Beer (It gets its own heading):
Scientists may have found the oldest brewery, a cave in Israel, with residue of 13,000 year-old beer. I guess that would be a microbrew. In other beer news, beer could help us out when we colonize Mars. (“Why, yes, traveler from earth, our aerogel dome is made from a by-product of beer. Funny you should ask!”)
Science and Tech:
IceSAT2 will be able to provide earthbound scientists precise measurements of ice volumes in Antarctica, Greenland and free-floating arctic ice.
Internet:
John Scalzi is using the month of September to look back on twenty years of his blog The Whatever. (It’s the blog’s twentieth anniversary month.) Largely, Scalzi’s columns highlight differences in key factors from then to now.
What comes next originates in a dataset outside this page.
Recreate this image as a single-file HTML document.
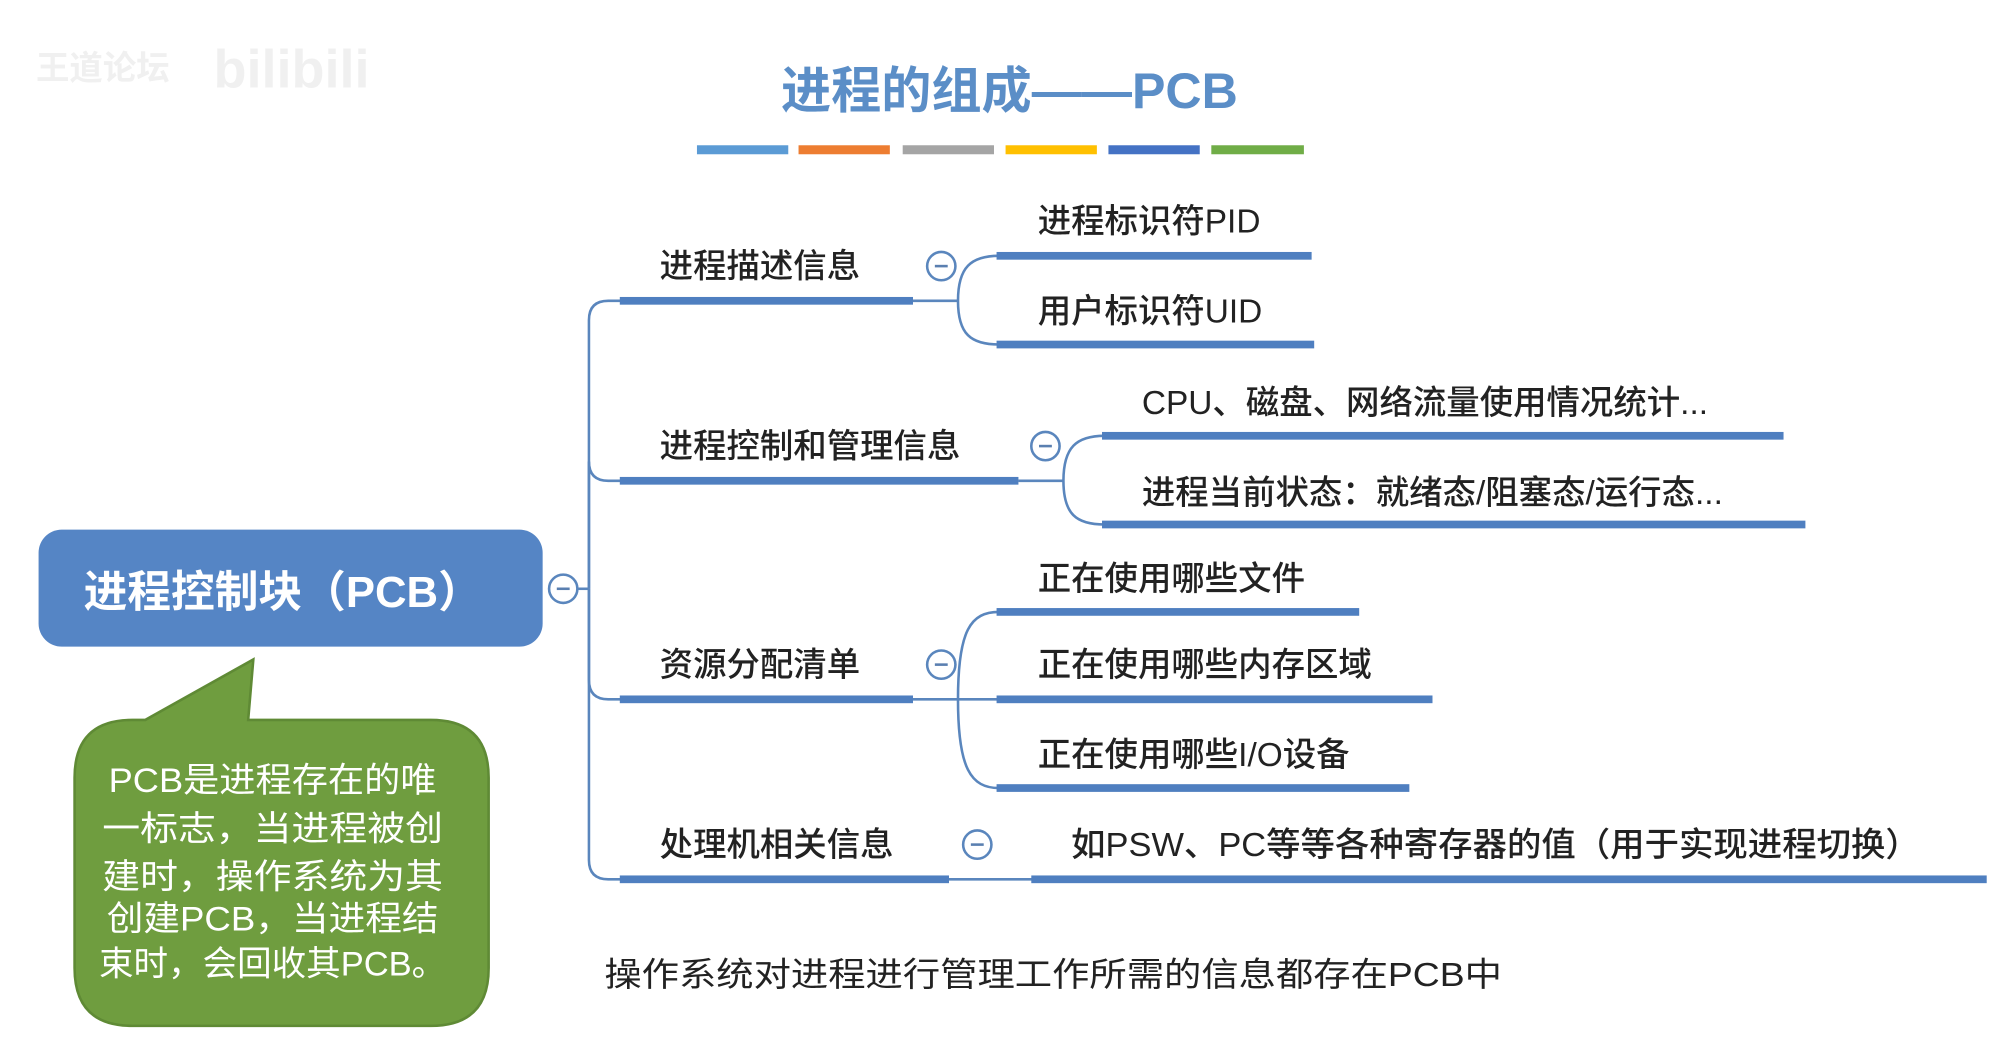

One of his categories was music, and he included this video, which was simply too good not to steal.
Here is the link to the entire column, which has some other nice videos.
Art:
Mark Frederickson did the charming cover of Voyage of the Dogs. You can see more of his art here.
My son would love this!
I’m glad Mercedes Lackey is doing well. She and Larry Dixon were great at the 2016 World Fantasy Convention.
It sounded like a pretty scary event for her. I was relieved that she was okay.
Fortunately the first I heard of it was your post, so I immediately also heard that she was okay.
The stories she told about her parrots were hilarious.
I’ve never seen her in person but I bet she’s great.
Agent Week sounds like it could be interesting.
Thank you for all this roundup!
I am so glad Mercedes Lackey is doing well. Thanks for the roundup.
I love the cover of “Voyage of the Dogs”! …I expect the BBC will do a much better version of “His Dark Materials” than the Nicole Kidman movie. I liked the Kidman movie OK, but I was glad I had the chance to watch the movie online, at an obscure Website that streamed all sorts of movies, all with study approval, to be sure!
I liked the theatrical-release movie too, but I thought they pulled their punches in some ways, and of course I wanted the rest of the story! The BBC is giving itself the time, and I think that makes an important difference.
No doubt my son would love this.
I put Voyage of the Dogs on my to read list because of FanLit (you guys probably count for at least a quarter of the titles that go on that list). I find it hard to resist dog books and space dog books are even harder to resist.
One of the things I love about middle-grade books is that while they may deal with serious situations, they always have hope and light. I find that reading those books that are too grim and dark and gloomy depress me too much – which is one of the reasons I got into trouble in my high school English classes because I refused to read the books I was supposed to because as a teenager, I did not need more reasons to be depressed. So I can completely understand the author’s need for a middle grade book to clear his head.
I am drawn to those books for the same reason. We just need to be refreshed and reminded that there is light in the world sometimes.
Truth!
Noneofyour Business, if you live in the USA, you win a copy of VOYAGE OF THE DOGS!